I checked that directory and there were a number of org.*.*.policy
files, including one for Gnome and several for Mate.  I assume these
might the ones I should look at.

>
>
>> So, what does this all mean and would it be possible to salvage the
>> installation?
>
> Yes. ;-)
>
> You are more or less fighting the narrow view of programmers
> who primarily develop for Linux.
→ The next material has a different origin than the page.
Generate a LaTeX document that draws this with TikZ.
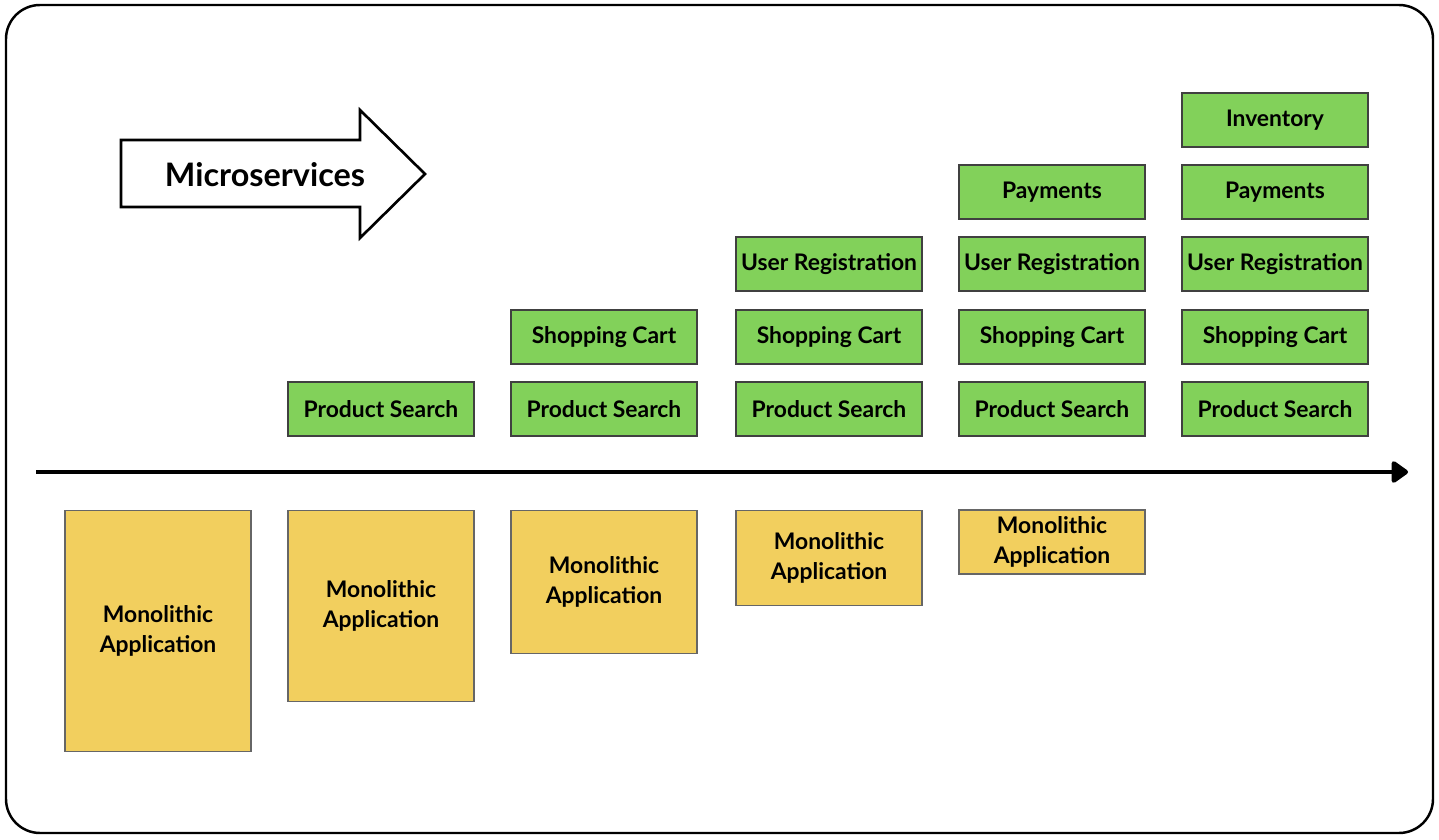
\documentclass[tikz,border=0pt]{standalone}
\usepackage{fontspec}
\setmainfont{Lato}
\usetikzlibrary{arrows.meta}

\definecolor{svcgreen}{RGB}{130,209,90}
\definecolor{monoyellow}{RGB}{242,207,94}

\tikzset{
  svc/.style={draw=black!75, line width=0.5pt, fill=svcgreen, minimum width=1.86cm,
    minimum height=0.54cm, inner sep=0pt, font=\bfseries\fontsize{6.5}{7.5}\selectfont},
  mono/.style={draw=black!60, line width=0.5pt, fill=monoyellow, minimum width=1.86cm,
    inner sep=0pt, align=center, font=\bfseries\fontsize{6.5}{8.3}\selectfont}
}

\begin{document}
\begin{tikzpicture}[x=0.01cm,y=-0.01cm]

  \useasboundingbox (0,0) rectangle (1439,840);
  \draw[line width=0.7pt, rounded corners=0.34cm] (6,5) rectangle (1433,833);

  % the big arrow
  \draw[line width=0.75pt, line join=miter] (121,140) -- (360,140) -- (360,110) -- (425,174)
    -- (360,238) -- (360,207) -- (121,207) -- cycle;
  \node (micro) at (265,175) {\bfseries\fontsize{9.2}{10}\selectfont Microservices};

  % time line
  \coordinate (tl-start) at (36,472);
  \coordinate (tl-end) at (1408,472);
  \draw[line width=1.4pt, -{Triangle[length=5.2pt,width=7pt,round]}] (tl-start) -- (tl-end);

  % stage 1
  \node[mono, minimum height=2.41cm] (mono1) at (158,631) {Monolithic\\Application};

  % stage 2
  \node[svc] (search2) at (381,409) {Product Search};
  \node[mono, minimum height=1.91cm] (mono2) at (381,606) {Monolithic\\Application};

  % stage 3
  \node[svc] (search3) at (604,409) {Product Search};
  \node[svc] (cart3) at (604,337) {Shopping Cart};
  \node[mono, minimum height=1.43cm] (mono3) at (604,582) {Monolithic\\Application};

  % stage 4
  \node[svc] (search4) at (829,409) {Product Search};
  \node[svc] (cart4) at (829,337) {Shopping Cart};
  \node[svc] (user4) at (829,264) {User Registration};
  \node[mono, minimum height=0.95cm] (mono4) at (829,558) {Monolithic\\Application};

  % stage 5
  \node[svc] (search5) at (1052,409) {Product Search};
  \node[svc] (cart5) at (1052,337) {Shopping Cart};
  \node[svc] (user5) at (1052,264) {User Registration};
  \node[svc] (pay5) at (1052,192) {Payments};
  \node[mono, minimum height=0.64cm] (mono5) at (1052,542) {Monolithic\\Application};

  % stage 6
  \node[svc] (search6) at (1275,409) {Product Search};
  \node[svc] (cart6) at (1275,337) {Shopping Cart};
  \node[svc] (user6) at (1275,264) {User Registration};
  \node[svc] (pay6) at (1275,192) {Payments};
  \node[svc] (inv6) at (1275,120) {Inventory};

\end{tikzpicture}
\end{document}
In order to get MATE working
> on FreeBSD, there is some work you need to do, messing with
> stupid XML files, running outdated system services that were
> abolished in Linux years ago... but yes, sure, it is of course
> possible to get MATE running on FreeBSD, as I refered to from
> an older reference system running MATE; I'm not sure I would
> be able to get a similar system installed and configured on a
> more recent FreeBSD version from scratch... :-)

<snip>

That's sort of what I thought.  Installing everything using earlier
versions of FreeBSD and software packages likely also installed all
the necessary files to get the system running.  But that was several
years ago.  In between time, for some reason, those files were no
longer being installed by the updated versions of those packages.

In other words, I did nearly everything right this past weekend based
on what worked before.  But there might have been some extra things
that needed to be done and that's what I missed.

At least I have the other system to refer to when I check those files.